Recorded information →
------

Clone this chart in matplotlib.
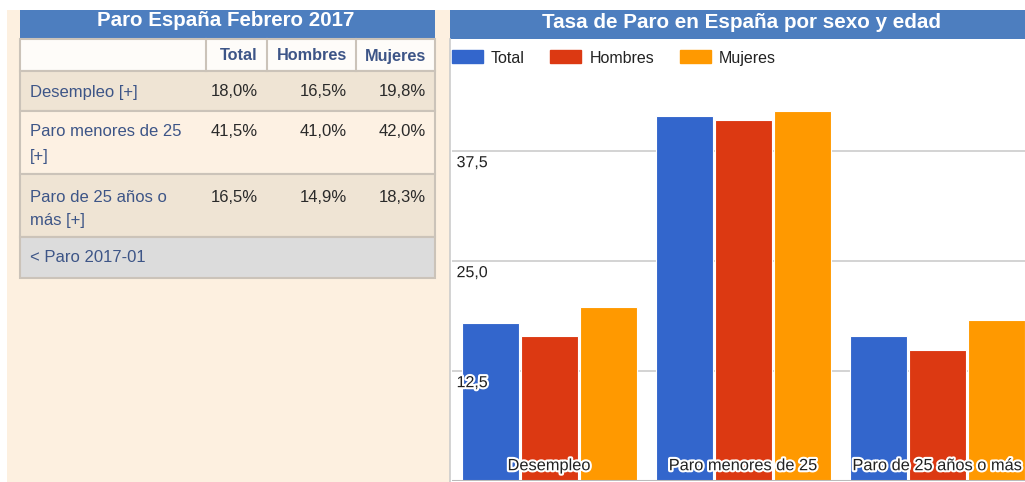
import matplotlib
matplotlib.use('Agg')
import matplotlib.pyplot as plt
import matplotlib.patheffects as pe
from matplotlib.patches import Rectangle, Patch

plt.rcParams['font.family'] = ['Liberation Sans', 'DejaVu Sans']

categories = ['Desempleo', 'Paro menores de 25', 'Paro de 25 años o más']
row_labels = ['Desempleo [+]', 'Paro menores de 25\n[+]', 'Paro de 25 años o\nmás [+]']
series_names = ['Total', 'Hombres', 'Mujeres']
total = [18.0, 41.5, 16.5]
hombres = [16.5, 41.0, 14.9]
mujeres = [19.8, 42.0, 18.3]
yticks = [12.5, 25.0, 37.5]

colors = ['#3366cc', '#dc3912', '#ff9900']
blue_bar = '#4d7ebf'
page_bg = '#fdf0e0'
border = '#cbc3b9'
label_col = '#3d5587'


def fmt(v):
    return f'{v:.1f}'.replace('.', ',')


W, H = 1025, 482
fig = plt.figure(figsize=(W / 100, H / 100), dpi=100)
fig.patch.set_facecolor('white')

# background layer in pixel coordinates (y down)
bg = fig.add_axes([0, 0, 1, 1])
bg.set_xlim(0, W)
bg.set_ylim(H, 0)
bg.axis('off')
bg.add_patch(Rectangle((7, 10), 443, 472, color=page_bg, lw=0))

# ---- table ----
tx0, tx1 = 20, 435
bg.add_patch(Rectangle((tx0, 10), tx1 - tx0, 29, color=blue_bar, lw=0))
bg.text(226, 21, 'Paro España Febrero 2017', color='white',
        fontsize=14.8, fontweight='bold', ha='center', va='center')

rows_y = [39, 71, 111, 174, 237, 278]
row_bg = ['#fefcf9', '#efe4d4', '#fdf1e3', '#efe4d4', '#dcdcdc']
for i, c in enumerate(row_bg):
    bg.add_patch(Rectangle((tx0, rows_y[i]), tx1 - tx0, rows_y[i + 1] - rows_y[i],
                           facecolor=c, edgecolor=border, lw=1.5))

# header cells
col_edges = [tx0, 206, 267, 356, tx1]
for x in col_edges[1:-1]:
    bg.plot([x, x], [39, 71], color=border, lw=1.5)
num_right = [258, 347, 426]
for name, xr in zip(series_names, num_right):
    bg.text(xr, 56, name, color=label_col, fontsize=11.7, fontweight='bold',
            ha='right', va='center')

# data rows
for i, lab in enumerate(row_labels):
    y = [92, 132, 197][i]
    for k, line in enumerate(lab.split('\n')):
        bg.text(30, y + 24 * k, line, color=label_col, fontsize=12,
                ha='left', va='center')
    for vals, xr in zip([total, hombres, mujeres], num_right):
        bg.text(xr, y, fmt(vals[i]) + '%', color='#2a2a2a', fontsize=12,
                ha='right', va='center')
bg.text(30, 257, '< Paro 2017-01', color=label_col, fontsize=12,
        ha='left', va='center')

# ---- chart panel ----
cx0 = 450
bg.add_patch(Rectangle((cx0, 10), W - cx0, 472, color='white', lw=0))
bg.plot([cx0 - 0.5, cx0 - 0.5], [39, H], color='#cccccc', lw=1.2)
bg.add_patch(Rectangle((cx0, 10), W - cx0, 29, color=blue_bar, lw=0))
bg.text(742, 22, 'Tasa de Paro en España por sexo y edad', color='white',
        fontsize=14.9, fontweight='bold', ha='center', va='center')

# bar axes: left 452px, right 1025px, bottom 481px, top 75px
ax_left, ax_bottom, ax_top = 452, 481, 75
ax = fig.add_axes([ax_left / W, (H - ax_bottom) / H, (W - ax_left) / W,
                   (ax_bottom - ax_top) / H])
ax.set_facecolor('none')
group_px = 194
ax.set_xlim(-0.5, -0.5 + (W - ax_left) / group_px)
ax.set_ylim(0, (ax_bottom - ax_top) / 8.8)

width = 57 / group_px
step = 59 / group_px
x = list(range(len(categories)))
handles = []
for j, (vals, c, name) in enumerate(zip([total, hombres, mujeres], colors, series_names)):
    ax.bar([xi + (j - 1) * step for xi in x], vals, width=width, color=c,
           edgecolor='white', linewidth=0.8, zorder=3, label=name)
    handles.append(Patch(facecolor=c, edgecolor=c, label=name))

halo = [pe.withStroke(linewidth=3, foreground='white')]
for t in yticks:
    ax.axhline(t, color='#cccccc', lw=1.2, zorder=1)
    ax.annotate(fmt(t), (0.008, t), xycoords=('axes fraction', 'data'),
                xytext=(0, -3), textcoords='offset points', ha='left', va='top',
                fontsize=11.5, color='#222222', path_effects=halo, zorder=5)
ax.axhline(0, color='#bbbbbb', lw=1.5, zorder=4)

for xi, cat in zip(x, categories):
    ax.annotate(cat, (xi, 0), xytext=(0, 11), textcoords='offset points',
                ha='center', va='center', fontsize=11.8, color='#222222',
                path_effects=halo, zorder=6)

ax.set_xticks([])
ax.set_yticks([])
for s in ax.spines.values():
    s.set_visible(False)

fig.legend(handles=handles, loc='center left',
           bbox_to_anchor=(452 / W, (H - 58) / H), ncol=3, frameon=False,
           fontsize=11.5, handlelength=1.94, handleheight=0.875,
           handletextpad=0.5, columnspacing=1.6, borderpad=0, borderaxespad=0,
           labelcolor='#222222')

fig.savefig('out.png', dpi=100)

------

Exercise prompt →
Copy each line above precisely, dropping the pictures.

In response →
Clone this chart in matplotlib.
import matplotlib
matplotlib.use('Agg')
import matplotlib.pyplot as plt
import matplotlib.patheffects as pe
from matplotlib.patches import Rectangle, Patch

plt.rcParams['font.family'] = ['Liberation Sans', 'DejaVu Sans']

categories = ['Desempleo', 'Paro menores de 25', 'Paro de 25 años o más']
row_labels = ['Desempleo [+]', 'Paro menores de 25\n[+]', 'Paro de 25 años o\nmás [+]']
series_names = ['Total', 'Hombres', 'Mujeres']
total = [18.0, 41.5, 16.5]
hombres = [16.5, 41.0, 14.9]
mujeres = [19.8, 42.0, 18.3]
yticks = [12.5, 25.0, 37.5]

colors = ['#3366cc', '#dc3912', '#ff9900']
blue_bar = '#4d7ebf'
page_bg = '#fdf0e0'
border = '#cbc3b9'
label_col = '#3d5587'


def fmt(v):
    return f'{v:.1f}'.replace('.', ',')


W, H = 1025, 482
fig = plt.figure(figsize=(W / 100, H / 100), dpi=100)
fig.patch.set_facecolor('white')

# background layer in pixel coordinates (y down)
bg = fig.add_axes([0, 0, 1, 1])
bg.set_xlim(0, W)
bg.set_ylim(H, 0)
bg.axis('off')
bg.add_patch(Rectangle((7, 10), 443, 472, color=page_bg, lw=0))

# ---- table ----
tx0, tx1 = 20, 435
bg.add_patch(Rectangle((tx0, 10), tx1 - tx0, 29, color=blue_bar, lw=0))
bg.text(226, 21, 'Paro España Febrero 2017', color='white',
        fontsize=14.8, fontweight='bold', ha='center', va='center')

rows_y = [39, 71, 111, 174, 237, 278]
row_bg = ['#fefcf9', '#efe4d4', '#fdf1e3', '#efe4d4', '#dcdcdc']
for i, c in enumerate(row_bg):
    bg.add_patch(Rectangle((tx0, rows_y[i]), tx1 - tx0, rows_y[i + 1] - rows_y[i],
                           facecolor=c, edgecolor=border, lw=1.5))

# header cells
col_edges = [tx0, 206, 267, 356, tx1]
for x in col_edges[1:-1]:
    bg.plot([x, x], [39, 71], color=border, lw=1.5)
num_right = [258, 347, 426]
for name, xr in zip(series_names, num_right):
    bg.text(xr, 56, name, color=label_col, fontsize=11.7, fontweight='bold',
            ha='right', va='center')

# data rows
for i, lab in enumerate(row_labels):
    y = [92, 132, 197][i]
    for k, line in enumerate(lab.split('\n')):
        bg.text(30, y + 24 * k, line, color=label_col, fontsize=12,
                ha='left', va='center')
    for vals, xr in zip([total, hombres, mujeres], num_right):
        bg.text(xr, y, fmt(vals[i]) + '%', color='#2a2a2a', fontsize=12,
                ha='right', va='center')
bg.text(30, 257, '< Paro 2017-01', color=label_col, fontsize=12,
        ha='left', va='center')

# ---- chart panel ----
cx0 = 450
bg.add_patch(Rectangle((cx0, 10), W - cx0, 472, color='white', lw=0))
bg.plot([cx0 - 0.5, cx0 - 0.5], [39, H], color='#cccccc', lw=1.2)
bg.add_patch(Rectangle((cx0, 10), W - cx0, 29, color=blue_bar, lw=0))
bg.text(742, 22, 'Tasa de Paro en España por sexo y edad', color='white',
        fontsize=14.9, fontweight='bold', ha='center', va='center')

# bar axes: left 452px, right 1025px, bottom 481px, top 75px
ax_left, ax_bottom, ax_top = 452, 481, 75
ax = fig.add_axes([ax_left / W, (H - ax_bottom) / H, (W - ax_left) / W,
                   (ax_bottom - ax_top) / H])
ax.set_facecolor('none')
group_px = 194
ax.set_xlim(-0.5, -0.5 + (W - ax_left) / group_px)
ax.set_ylim(0, (ax_bottom - ax_top) / 8.8)

width = 57 / group_px
step = 59 / group_px
x = list(range(len(categories)))
handles = []
for j, (vals, c, name) in enumerate(zip([total, hombres, mujeres], colors, series_names)):
    ax.bar([xi + (j - 1) * step for xi in x], vals, width=width, color=c,
           edgecolor='white', linewidth=0.8, zorder=3, label=name)
    handles.append(Patch(facecolor=c, edgecolor=c, label=name))

halo = [pe.withStroke(linewidth=3, foreground='white')]
for t in yticks:
    ax.axhline(t, color='#cccccc', lw=1.2, zorder=1)
    ax.annotate(fmt(t), (0.008, t), xycoords=('axes fraction', 'data'),
                xytext=(0, -3), textcoords='offset points', ha='left', va='top',
                fontsize=11.5, color='#222222', path_effects=halo, zorder=5)
ax.axhline(0, color='#bbbbbb', lw=1.5, zorder=4)

for xi, cat in zip(x, categories):
    ax.annotate(cat, (xi, 0), xytext=(0, 11), textcoords='offset points',
                ha='center', va='center', fontsize=11.8, color='#222222',
                path_effects=halo, zorder=6)

ax.set_xticks([])
ax.set_yticks([])
for s in ax.spines.values():
    s.set_visible(False)

fig.legend(handles=handles, loc='center left',
           bbox_to_anchor=(452 / W, (H - 58) / H), ncol=3, frameon=False,
           fontsize=11.5, handlelength=1.94, handleheight=0.875,
           handletextpad=0.5, columnspacing=1.6, borderpad=0, borderaxespad=0,
           labelcolor='#222222')

fig.savefig('out.png', dpi=100)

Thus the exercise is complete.